As international condemnation intensified, the scandal broadened with a British newspaper publishing new photographs of a hooded Iraqi prisoner, who reportedly was beaten and humiliated by British troops. The Daily Mirror's front page showed a soldier apparently urinating on the prisoner, who was sitting on the floor.
Also Saturday, The New Yorker magazine said it obtained a U.S. Army report that Iraqi detainees were subjected to "sadistic, blatant and wanton criminal abuses" at the Abu Ghraib prison near Baghdad.
Those abuses included threats of rape and the pouring of cold water and liquid from chemical lights on detainees, said the internal report by Maj. Gen. Antonio Taguba. Detainees were beaten with a broom handle and one was sodomized with "a chemical light and perhaps a broom stick," the report said, the magazine reported in its May 10 issue.
Col. Jill Morgenthaler, spokeswoman for the U.S. command here, said Taguba had prepared an internal report but she could not comment on its findings because they were classified.

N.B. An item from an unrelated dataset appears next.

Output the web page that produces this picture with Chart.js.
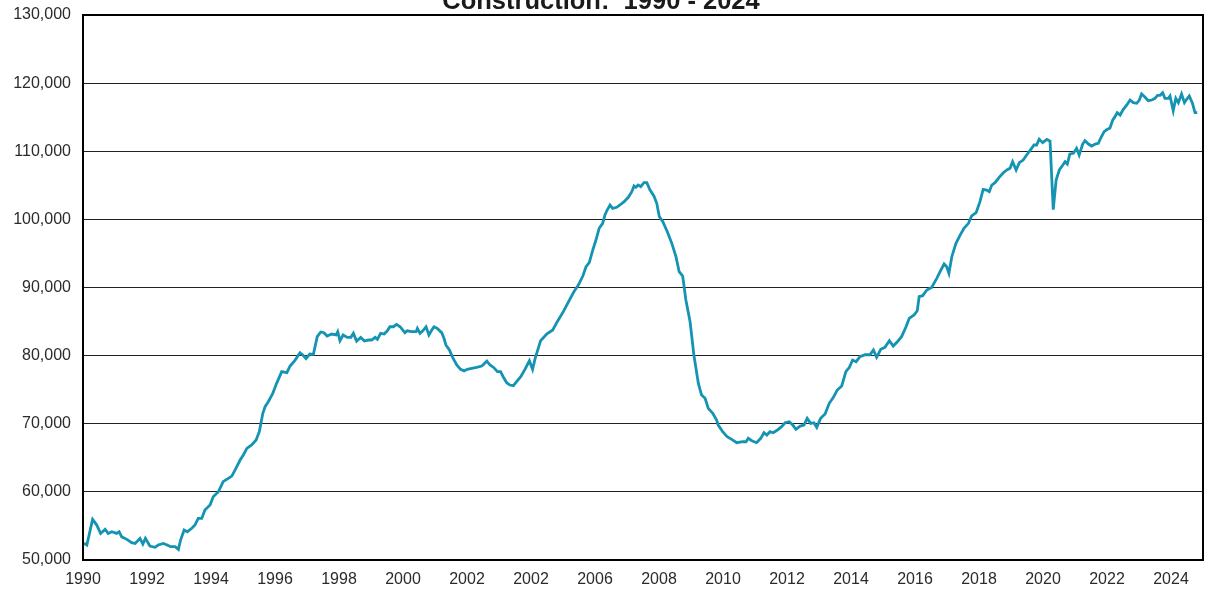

Many Arabs in neighboring countries accuse the United States of having double standards on human rights and say the issue will rally support for Islamic fundamentalists.
The new allegations are expected to fuel a growing sense of outrage that swelled in Iraq after the release of shocking pictures showing prisoners being humiliated by their U.S. captors -- who invaded Iraq last year to liberate the country from Saddam's tyranny.
Televised photos
Although the pictures have not been widely published by Iraqi newspapers, many Iraqis have seen them on Arabic-language satellite television stations, such as Al-Jazeera and Al-Arabiya.
"After what we saw, all Iraqis will attack them now," Abdulilah Mohammed, a 55-year-old Baghdad street vendor, said of the Americans.
Some photos, aired first on CBS' "60 Minutes II," showed two U.S. soldiers standing near the prisoners, smiling and clowning for the camera.
Another showed a hooded prisoner standing on a box with wires attached to his hands. CBS said the prisoner was told that if he fell off the box, he would be electrocuted, although the wires were not connected to a power supply.
"The Governing Council should investigate this, because it is the legitimate authority responsible for protecting the Iraqis," council member Sondul Chapouk told The Associated Press. "During Saddam's time we rejected such acts, and after the liberation we still reject them."
Another council member, Ghazi Mashal Ajil al-Yawer, said the perpetrators must be punished "as war criminals" because "the dignity of an Iraqi citizen is no less than the dignity of an American."
Council member Mahmoud Othman, a member of the pro-U.S. Kurdish minority, warned that the allegations had harmed the U.S. military's image in Iraq.